**What to work on**
Without including the pictures, copy out every line below.

**Source records**
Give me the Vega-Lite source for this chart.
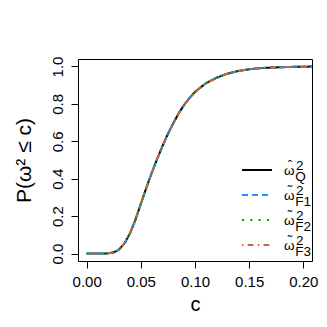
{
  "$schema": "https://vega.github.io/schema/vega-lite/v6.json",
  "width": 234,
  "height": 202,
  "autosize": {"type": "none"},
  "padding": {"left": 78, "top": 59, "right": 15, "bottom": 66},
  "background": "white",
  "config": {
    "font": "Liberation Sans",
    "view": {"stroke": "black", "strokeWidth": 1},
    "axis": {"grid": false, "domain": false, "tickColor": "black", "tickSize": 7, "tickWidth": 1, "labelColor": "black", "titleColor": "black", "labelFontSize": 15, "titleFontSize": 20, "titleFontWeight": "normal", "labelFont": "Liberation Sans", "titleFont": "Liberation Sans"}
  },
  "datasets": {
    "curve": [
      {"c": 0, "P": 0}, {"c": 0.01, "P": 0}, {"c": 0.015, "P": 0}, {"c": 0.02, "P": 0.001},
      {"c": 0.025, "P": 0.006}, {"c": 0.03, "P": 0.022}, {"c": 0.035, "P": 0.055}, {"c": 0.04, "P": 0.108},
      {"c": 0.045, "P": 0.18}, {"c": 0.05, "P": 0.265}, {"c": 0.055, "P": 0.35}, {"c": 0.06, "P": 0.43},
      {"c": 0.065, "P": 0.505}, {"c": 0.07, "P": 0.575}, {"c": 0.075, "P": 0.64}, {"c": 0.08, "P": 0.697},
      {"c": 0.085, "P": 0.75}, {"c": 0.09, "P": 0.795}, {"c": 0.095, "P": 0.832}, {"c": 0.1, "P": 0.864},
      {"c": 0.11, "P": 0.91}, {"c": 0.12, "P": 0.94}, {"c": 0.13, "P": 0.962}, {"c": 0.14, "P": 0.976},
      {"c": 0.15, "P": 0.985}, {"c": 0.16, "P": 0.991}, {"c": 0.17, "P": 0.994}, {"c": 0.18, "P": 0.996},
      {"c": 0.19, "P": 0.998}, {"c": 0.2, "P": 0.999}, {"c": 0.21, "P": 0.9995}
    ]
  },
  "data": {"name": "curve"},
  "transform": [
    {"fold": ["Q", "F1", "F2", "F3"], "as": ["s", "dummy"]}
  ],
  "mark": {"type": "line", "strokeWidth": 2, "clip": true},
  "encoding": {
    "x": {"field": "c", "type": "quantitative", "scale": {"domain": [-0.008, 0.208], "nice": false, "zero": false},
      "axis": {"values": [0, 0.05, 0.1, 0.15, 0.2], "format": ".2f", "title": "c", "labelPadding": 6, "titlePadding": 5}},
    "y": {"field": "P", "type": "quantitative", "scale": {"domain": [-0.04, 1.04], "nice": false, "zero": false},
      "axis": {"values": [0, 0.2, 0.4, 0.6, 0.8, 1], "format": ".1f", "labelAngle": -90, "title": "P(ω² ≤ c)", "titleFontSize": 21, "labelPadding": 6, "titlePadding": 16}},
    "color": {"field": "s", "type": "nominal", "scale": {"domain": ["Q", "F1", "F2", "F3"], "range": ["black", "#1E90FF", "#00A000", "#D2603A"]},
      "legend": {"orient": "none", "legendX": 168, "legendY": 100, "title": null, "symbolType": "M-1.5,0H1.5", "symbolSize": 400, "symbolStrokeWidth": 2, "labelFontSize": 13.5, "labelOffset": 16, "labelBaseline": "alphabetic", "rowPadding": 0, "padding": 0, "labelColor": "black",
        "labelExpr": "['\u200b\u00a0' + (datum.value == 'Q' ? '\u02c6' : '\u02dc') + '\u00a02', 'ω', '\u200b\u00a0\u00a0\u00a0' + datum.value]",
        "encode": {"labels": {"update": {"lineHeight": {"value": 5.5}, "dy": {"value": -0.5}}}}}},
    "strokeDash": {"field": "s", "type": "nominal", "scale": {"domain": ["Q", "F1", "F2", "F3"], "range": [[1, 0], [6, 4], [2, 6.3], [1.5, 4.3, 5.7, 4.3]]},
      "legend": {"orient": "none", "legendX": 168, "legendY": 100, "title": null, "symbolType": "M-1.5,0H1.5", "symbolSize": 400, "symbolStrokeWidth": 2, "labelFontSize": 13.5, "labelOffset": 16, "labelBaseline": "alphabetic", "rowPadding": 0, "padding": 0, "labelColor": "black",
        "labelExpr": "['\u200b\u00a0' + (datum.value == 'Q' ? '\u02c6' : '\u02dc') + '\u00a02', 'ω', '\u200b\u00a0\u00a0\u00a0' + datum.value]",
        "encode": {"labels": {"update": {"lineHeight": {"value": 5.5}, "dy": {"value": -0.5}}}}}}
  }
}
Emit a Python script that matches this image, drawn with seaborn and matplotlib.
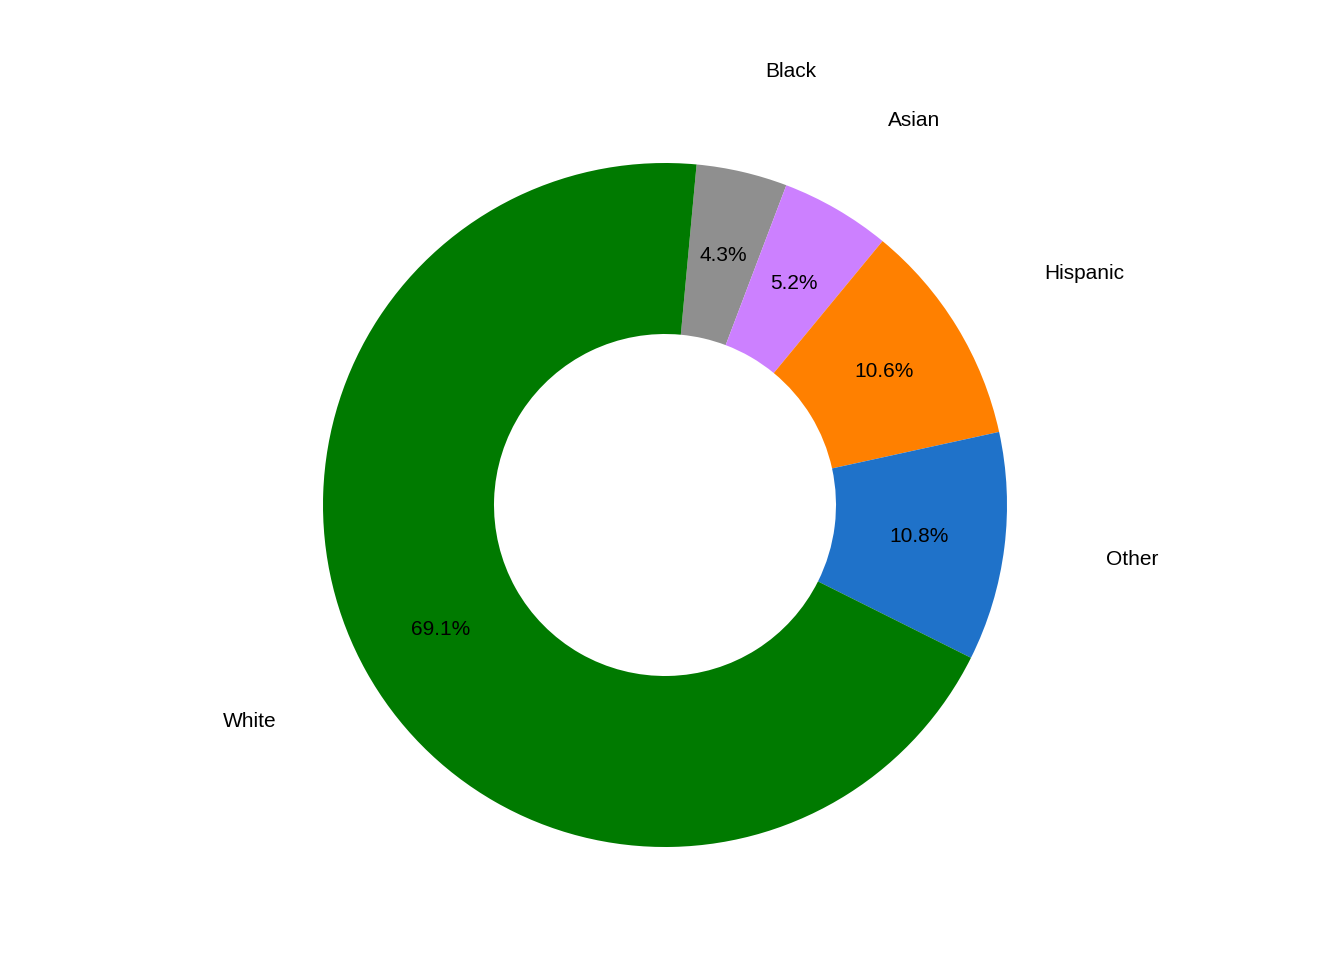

**Output**
Give me the Vega-Lite source for this chart.
{
  "$schema": "https://vega.github.io/schema/vega-lite/v6.json",
  "width": 234,
  "height": 202,
  "autosize": {"type": "none"},
  "padding": {"left": 78, "top": 59, "right": 15, "bottom": 66},
  "background": "white",
  "config": {
    "font": "Liberation Sans",
    "view": {"stroke": "black", "strokeWidth": 1},
    "axis": {"grid": false, "domain": false, "tickColor": "black", "tickSize": 7, "tickWidth": 1, "labelColor": "black", "titleColor": "black", "labelFontSize": 15, "titleFontSize": 20, "titleFontWeight": "normal", "labelFont": "Liberation Sans", "titleFont": "Liberation Sans"}
  },
  "datasets": {
    "curve": [
      {"c": 0, "P": 0}, {"c": 0.01, "P": 0}, {"c": 0.015, "P": 0}, {"c": 0.02, "P": 0.001},
      {"c": 0.025, "P": 0.006}, {"c": 0.03, "P": 0.022}, {"c": 0.035, "P": 0.055}, {"c": 0.04, "P": 0.108},
      {"c": 0.045, "P": 0.18}, {"c": 0.05, "P": 0.265}, {"c": 0.055, "P": 0.35}, {"c": 0.06, "P": 0.43},
      {"c": 0.065, "P": 0.505}, {"c": 0.07, "P": 0.575}, {"c": 0.075, "P": 0.64}, {"c": 0.08, "P": 0.697},
      {"c": 0.085, "P": 0.75}, {"c": 0.09, "P": 0.795}, {"c": 0.095, "P": 0.832}, {"c": 0.1, "P": 0.864},
      {"c": 0.11, "P": 0.91}, {"c": 0.12, "P": 0.94}, {"c": 0.13, "P": 0.962}, {"c": 0.14, "P": 0.976},
      {"c": 0.15, "P": 0.985}, {"c": 0.16, "P": 0.991}, {"c": 0.17, "P": 0.994}, {"c": 0.18, "P": 0.996},
      {"c": 0.19, "P": 0.998}, {"c": 0.2, "P": 0.999}, {"c": 0.21, "P": 0.9995}
    ]
  },
  "data": {"name": "curve"},
  "transform": [
    {"fold": ["Q", "F1", "F2", "F3"], "as": ["s", "dummy"]}
  ],
  "mark": {"type": "line", "strokeWidth": 2, "clip": true},
  "encoding": {
    "x": {"field": "c", "type": "quantitative", "scale": {"domain": [-0.008, 0.208], "nice": false, "zero": false},
      "axis": {"values": [0, 0.05, 0.1, 0.15, 0.2], "format": ".2f", "title": "c", "labelPadding": 6, "titlePadding": 5}},
    "y": {"field": "P", "type": "quantitative", "scale": {"domain": [-0.04, 1.04], "nice": false, "zero": false},
      "axis": {"values": [0, 0.2, 0.4, 0.6, 0.8, 1], "format": ".1f", "labelAngle": -90, "title": "P(ω² ≤ c)", "titleFontSize": 21, "labelPadding": 6, "titlePadding": 16}},
    "color": {"field": "s", "type": "nominal", "scale": {"domain": ["Q", "F1", "F2", "F3"], "range": ["black", "#1E90FF", "#00A000", "#D2603A"]},
      "legend": {"orient": "none", "legendX": 168, "legendY": 100, "title": null, "symbolType": "M-1.5,0H1.5", "symbolSize": 400, "symbolStrokeWidth": 2, "labelFontSize": 13.5, "labelOffset": 16, "labelBaseline": "alphabetic", "rowPadding": 0, "padding": 0, "labelColor": "black",
        "labelExpr": "['\u200b\u00a0' + (datum.value == 'Q' ? '\u02c6' : '\u02dc') + '\u00a02', 'ω', '\u200b\u00a0\u00a0\u00a0' + datum.value]",
        "encode": {"labels": {"update": {"lineHeight": {"value": 5.5}, "dy": {"value": -0.5}}}}}},
    "strokeDash": {"field": "s", "type": "nominal", "scale": {"domain": ["Q", "F1", "F2", "F3"], "range": [[1, 0], [6, 4], [2, 6.3], [1.5, 4.3, 5.7, 4.3]]},
      "legend": {"orient": "none", "legendX": 168, "legendY": 100, "title": null, "symbolType": "M-1.5,0H1.5", "symbolSize": 400, "symbolStrokeWidth": 2, "labelFontSize": 13.5, "labelOffset": 16, "labelBaseline": "alphabetic", "rowPadding": 0, "padding": 0, "labelColor": "black",
        "labelExpr": "['\u200b\u00a0' + (datum.value == 'Q' ? '\u02c6' : '\u02dc') + '\u00a02', 'ω', '\u200b\u00a0\u00a0\u00a0' + datum.value]",
        "encode": {"labels": {"update": {"lineHeight": {"value": 5.5}, "dy": {"value": -0.5}}}}}}
  }
}
Emit a Python script that matches this image, drawn with seaborn and matplotlib.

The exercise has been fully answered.